De ces trois conversations, l’homme aux boissons diverses ne peut que conclure qu’il y a anguille sous roche, mais quelle anguille ? Le samedi suivant, à l’heure de l’apéritif, il est attablé devant une perle de l’Inde, eau-de-vie de rose, liqueur d’ananas, lait de coco. Vers midi, il voit arriver des clients par la porte de derrière, celle que normalement seule Mina emprunte –et peut-être le Charentais. Entre en premier un couple mal assorti, un homme au visage quelconque, vêtu d’une veste à carreaux froissée, accompagné d’une jeune beauté blonde très court vêtue, vingt-cinq ans de moins que lui au bas mot. Suit un homme en veston cravate, qui tient à la main un sachet en cellophane dont le contenu est difficile à identifier. On dirait de la verroterie, ça rappelle un sac de billes d’enfant, en plus brillant. Presque au même moment arrivent trois autres hommes aux visages fermés, par l’entrée normale, la porte vitrée sur rue.
Un des trois hommes passe derrière le bar, pose une main sur l’avant-bras de Mina et s’adresse à elle sur un ton cérémonieux. Il faut à l’habitué, un peu naïf peut-être, la moitié d’une phrase dont la fin se noie dans le brouhaha des exclamations et des commentaires de la clientèle, pour que son cerveau s’ajuste et interprète correctement l’arrivée du couple bizarre et la cellophane étincelante : « Il est douze heures dix-huit. A compter de ce moment vous êtes en garde à vue… »

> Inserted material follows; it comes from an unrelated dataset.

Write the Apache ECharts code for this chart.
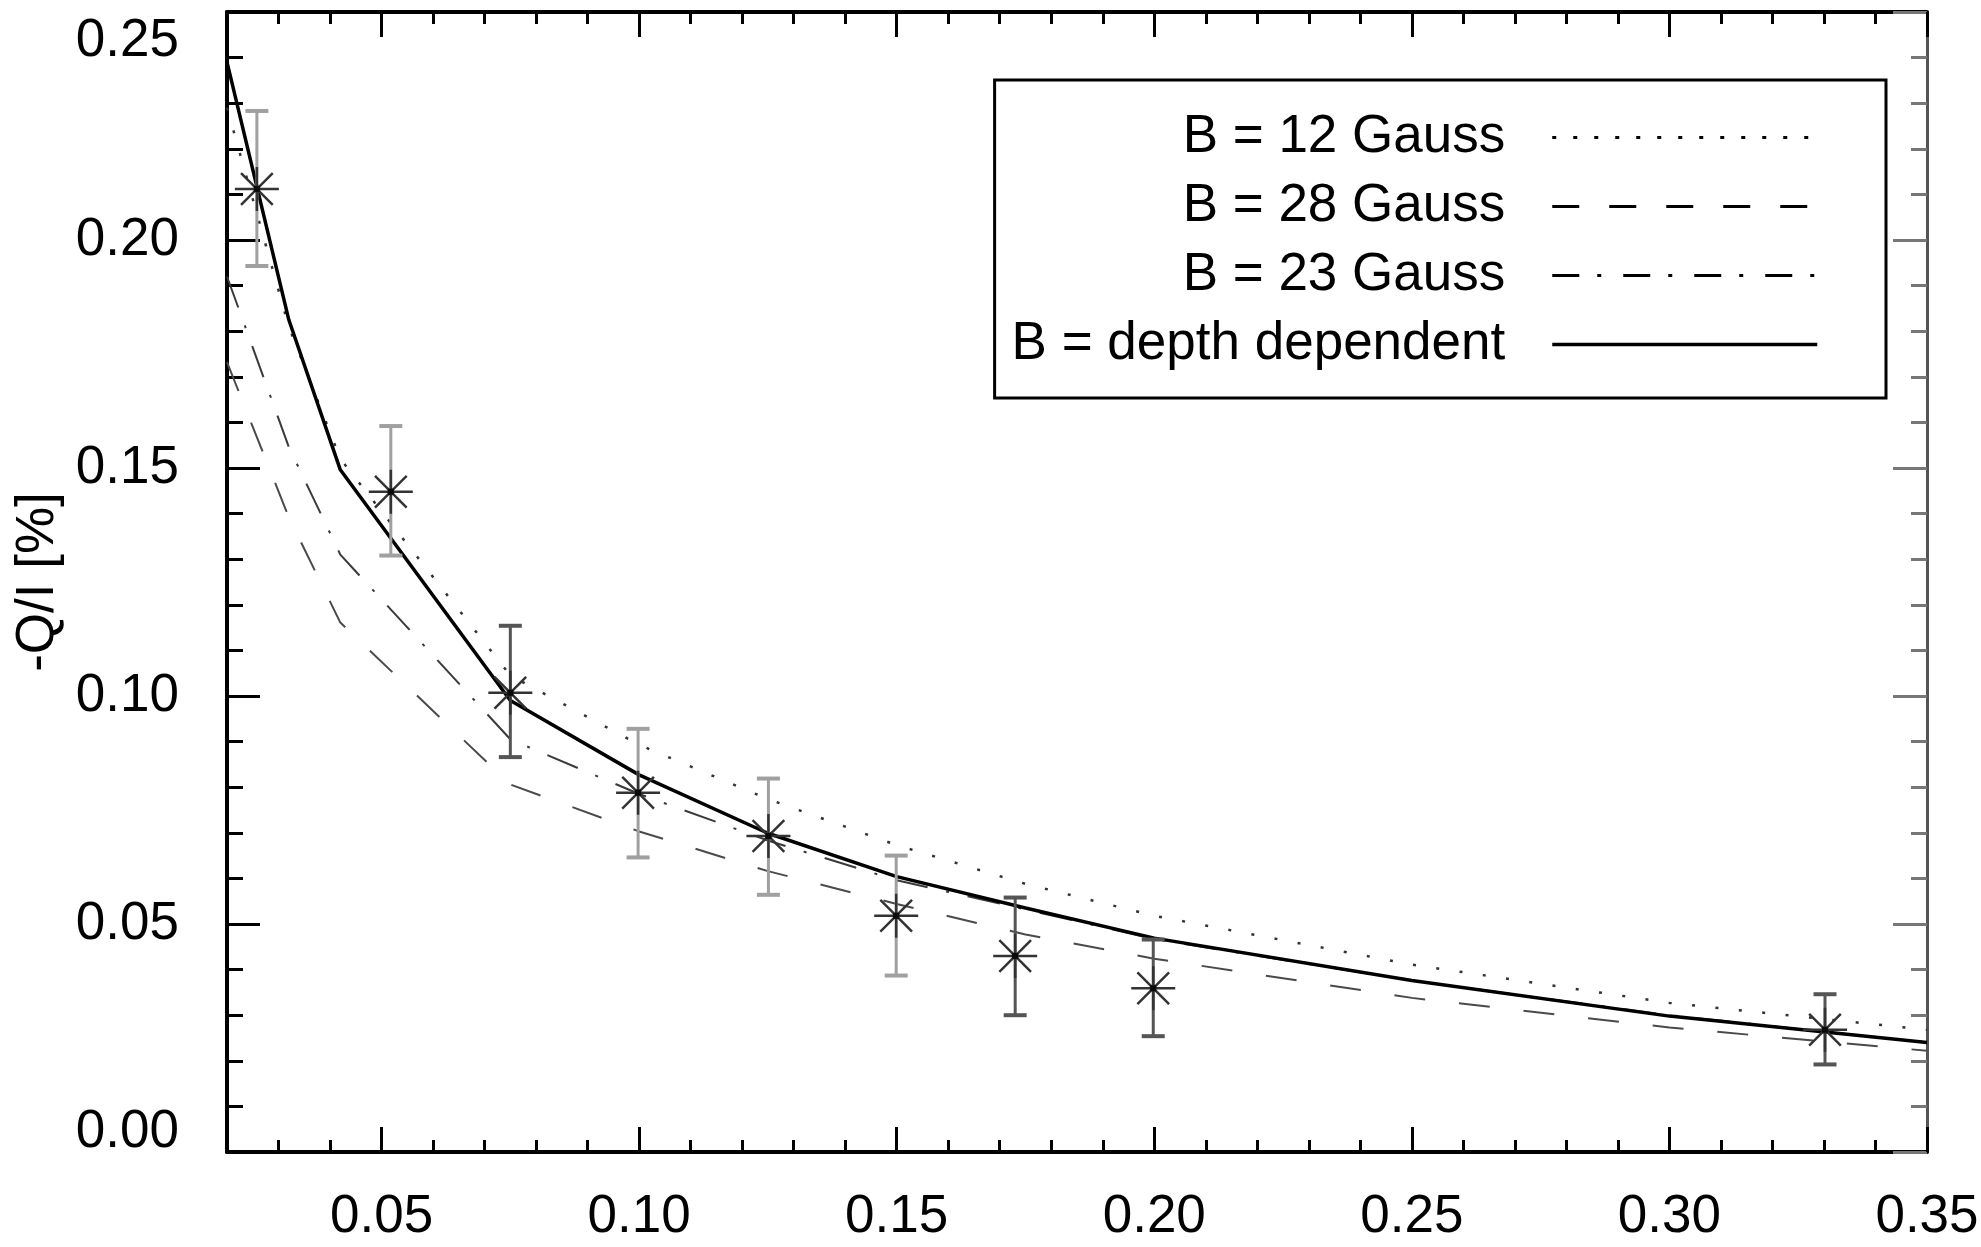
<!DOCTYPE html>
<html><head><meta charset="utf-8">
<script src="https://cdn.jsdelivr.net/npm/echarts@6/dist/echarts.min.js"></script>
<style>html,body{margin:0;padding:0;background:#fff}#chart{width:1981px;height:1247px}</style>
</head><body><div id="chart"></div>
<script>
// ---- data ----
const modelX = [0.02, 0.032, 0.042, 0.075, 0.10, 0.125, 0.15, 0.175, 0.20, 0.25, 0.30, 0.35];
const b12    = [0.229, 0.181, 0.152, 0.1045, 0.0893, 0.0774, 0.0673, 0.0588, 0.0518, 0.0411, 0.0327, 0.0268];
const b28    = [0.1732, 0.1392, 0.1161, 0.0806, 0.0703, 0.0616, 0.0544, 0.0477, 0.0424, 0.0338, 0.0273, 0.0222];
const b23    = [0.192, 0.1546, 0.131, 0.0905, 0.0785, 0.0683, 0.0596, 0.0532, 0.0467, 0.0376, 0.0300, 0.0240];
const bDepth = [0.239, 0.1825, 0.1496, 0.0990, 0.0827, 0.0699, 0.0604, 0.0535, 0.0469, 0.0376, 0.0298, 0.0240];

const obsX  = [0.0258, 0.0518, 0.0750, 0.0998, 0.1251, 0.1499, 0.1730, 0.1998, 0.3302];
const obsY  = [0.2112, 0.1448, 0.1007, 0.0788, 0.0693, 0.0518, 0.0430, 0.0359, 0.0268];
const obsLo = [0.1943, 0.1308, 0.0866, 0.0646, 0.0564, 0.0387, 0.0300, 0.0254, 0.0192];
const obsHi = [0.2283, 0.1592, 0.1154, 0.0928, 0.0819, 0.0650, 0.0558, 0.0466, 0.0346];

const xMajorTicks = [0.05, 0.10, 0.15, 0.20, 0.25, 0.30, 0.35];
const seriesNames = ['B = 12 Gauss', 'B = 28 Gauss', 'B = 23 Gauss', 'B = depth dependent'];
const yAxisTitle = '-Q/I [%]';

// ---- styles ----
const barTone = ['light','light','dark','light','light','light','dark','dark','dark'];
const FONT = '"Liberation Sans", Arial, Helvetica, sans-serif';
const FS = 53;
const TXT = '#000';
const lineStyles = [
  {type: [3, 20.5], width: 2.5, color: '#333', cap: 'butt'},
  {type: [31, 34], width: 2, color: '#4a4a4a', cap: 'butt'},
  {type: [33, 19, 3, 19], width: 2, color: '#3a3a3a', cap: 'butt'},
  {type: 'solid', width: 3.5, color: '#000', cap: 'butt'}
];
const legendLineStyles = [
  {type: [4, 17], width: 3, color: '#000', cap: 'butt'},
  {type: [27, 30], width: 3, color: '#000', cap: 'butt'},
  {type: [27, 18, 4, 22], width: 3, color: '#000', cap: 'butt'},
  {type: 'solid', width: 3.5, color: '#000', cap: 'butt'}
];

const pairs = (ys) => modelX.map((x, i) => [x, ys[i]]);
const modelSets = [b12, b28, b23, bDepth];

const chart = echarts.init(document.getElementById('chart'), null, {renderer: 'canvas'});

const lineSeries = modelSets.map((ys, k) => ({
  name: seriesNames[k], type: 'line', data: pairs(ys),
  xAxisIndex: 0, yAxisIndex: 0,
  symbol: 'none', showSymbol: false, smooth: false,
  lineStyle: lineStyles[k], z: 3, silent: true
}));

const minorTickX = (pos) => ({
  type: 'value', position: pos, min: 0.02, max: 0.35, interval: 0.01,
  axisLine: {show: true, onZero: false, lineStyle: {color: '#000', width: 4}},
  axisTick: {show: true, inside: true, length: 12, lineStyle: {color: '#000', width: 3}},
  axisLabel: {show: false}, splitLine: {show: false}
});
const majorTickX = (pos, labels) => ({
  type: 'value', position: pos, min: 0.02, max: 0.35,
  axisLine: {show: false, onZero: false},
  axisTick: {show: true, inside: true, length: 25, customValues: xMajorTicks, lineStyle: {color: '#000', width: 3}},
  axisLabel: {show: labels, customValues: xMajorTicks, formatter: (v) => v.toFixed(2),
    margin: 39, fontSize: FS, fontFamily: FONT, color: TXT},
  splitLine: {show: false}
});

const option = {
  backgroundColor: '#fff',
  animation: false,
  grid: {left: 227, right: 54, top: 12, bottom: 95, containLabel: false, outerBoundsMode: 'none'},
  xAxis: [minorTickX('bottom'), majorTickX('bottom', true), minorTickX('top'), majorTickX('top', false)],
  yAxis: [
    {type: 'value', position: 'left', min: 0, max: 0.25, interval: 0.01,
     axisLine: {show: true, onZero: false, lineStyle: {color: '#000', width: 4}},
     axisTick: {show: true, inside: true, length: 16, lineStyle: {color: '#000', width: 3}},
     axisLabel: {show: false}, splitLine: {show: false}},
    {type: 'value', position: 'left', min: 0, max: 0.25, interval: 0.05,
     name: yAxisTitle, nameLocation: 'middle', nameGap: 160, nameRotate: 90,
     nameTextStyle: {fontSize: FS, fontFamily: FONT, color: TXT},
     axisLine: {show: false, onZero: false},
     axisTick: {show: true, inside: true, length: 33, lineStyle: {color: '#000', width: 3}},
     axisLabel: {show: true, margin: 48, fontSize: FS, fontFamily: FONT, color: TXT,
       formatter: (v) => v >= 0.2499 ? '{t|' + v.toFixed(2) + '}' : (v <= 0.0001 ? '{b|' + v.toFixed(2) + '}' : v.toFixed(2)),
       rich: {t: {padding: [58, 0, 0, 0], fontSize: FS, fontFamily: FONT, color: TXT},
              b: {padding: [0, 0, 40, 0], fontSize: FS, fontFamily: FONT, color: TXT}}},
     splitLine: {show: false}},
    {type: 'value', position: 'right', min: 0, max: 0.25, interval: 0.01,
     axisLine: {show: true, onZero: false, lineStyle: {color: '#555', width: 3}},
     axisTick: {show: true, inside: true, length: 16, lineStyle: {color: '#777', width: 3}},
     axisLabel: {show: false}, splitLine: {show: false}},
    {type: 'value', position: 'right', min: 0, max: 0.25, interval: 0.05,
     axisLine: {show: false, onZero: false},
     axisTick: {show: true, inside: true, length: 34, lineStyle: {color: '#777', width: 3}},
     axisLabel: {show: false}, splitLine: {show: false}}
  ],
  legend: {
    show: true, orient: 'vertical', right: 95, top: 80,
    align: 'right', selectedMode: false,
    padding: [31, 67, 27, 17], itemGap: 16,
    itemWidth: 265, itemHeight: 20,
    borderColor: '#000', borderWidth: 3, backgroundColor: '#fff',
    itemStyle: {opacity: 0},
    textStyle: {fontSize: FS, fontFamily: FONT, color: TXT, width: 495, overflow: 'none',
      padding: [0, 42, 0, 0]},
    data: seriesNames.map((n, k) => ({name: n, lineStyle: legendLineStyles[k], itemStyle: {opacity: 0}}))
  },
  series: [
    ...lineSeries,
    {
      name: 'errors', type: 'custom', xAxisIndex: 0, yAxisIndex: 0, z: 4, silent: true,
      data: obsX.map((x, i) => [x, obsLo[i], obsHi[i]]),
      encode: {x: 0, y: [1, 2]},
      renderItem: (params, api) => {
        const x = api.value(0);
        const top = api.coord([x, api.value(2)]);
        const bot = api.coord([x, api.value(1)]);
        const c = barTone[params.dataIndex] === 'light' ? '#a0a0a0' : '#555';
        const hw = 11.5;
        return {type: 'group', children: [
          {type: 'line', shape: {x1: top[0], y1: top[1], x2: bot[0], y2: bot[1]}, style: {stroke: c, lineWidth: 3}},
          {type: 'line', shape: {x1: top[0] - hw, y1: top[1], x2: top[0] + hw, y2: top[1]}, style: {stroke: c, lineWidth: 4}},
          {type: 'line', shape: {x1: bot[0] - hw, y1: bot[1], x2: bot[0] + hw, y2: bot[1]}, style: {stroke: c, lineWidth: 4}}
        ]};
      }
    },
    {
      name: 'obs', type: 'scatter', xAxisIndex: 0, yAxisIndex: 0, z: 5, silent: true,
      data: obsX.map((x, i) => [x, obsY[i]]),
      symbol: 'path://M0,-1L0,1M-1,0L1,0M-0.72,-0.72L0.72,0.72M-0.72,0.72L0.72,-0.72',
      symbolSize: 44,
      itemStyle: {color: 'rgba(0,0,0,0)', borderColor: '#333', borderWidth: 2.5, opacity: 1}
    },
    {
      name: 'obsDot', type: 'scatter', xAxisIndex: 0, yAxisIndex: 0, z: 6, silent: true,
      data: obsX.map((x, i) => [x, obsY[i]]),
      symbol: 'rect', symbolSize: 6, itemStyle: {color: '#000'}
    }
  ]
};
chart.setOption(option);
</script></body></html>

Michel, toujours ces ambiances précises et détaillées, cette connaissance du bien vivre, ces luxes de détails, et une histoire qui petit à petit se construit à la manière d’un bon récit policier, je dirais un conte policier… Un petit bijou, et pas du toc !
Merci beaucoup !
Bon apéro !
Aliette
Michel, c’est le premier texte de vous que je lis, je crois, et j’adore ! J’ai envie de connaître la suite. J’aime beaucoup la progression de l’enquête, le mystère qui ne diminue pas, la note de frais que j’y associe (les bouteilles, l’alcoolémie des intervenants). Je rejoins Aliette sur la notion de récit policier. Merci de cette composition si passionnante !
C’est très gentil, les compliments encouragent toujours!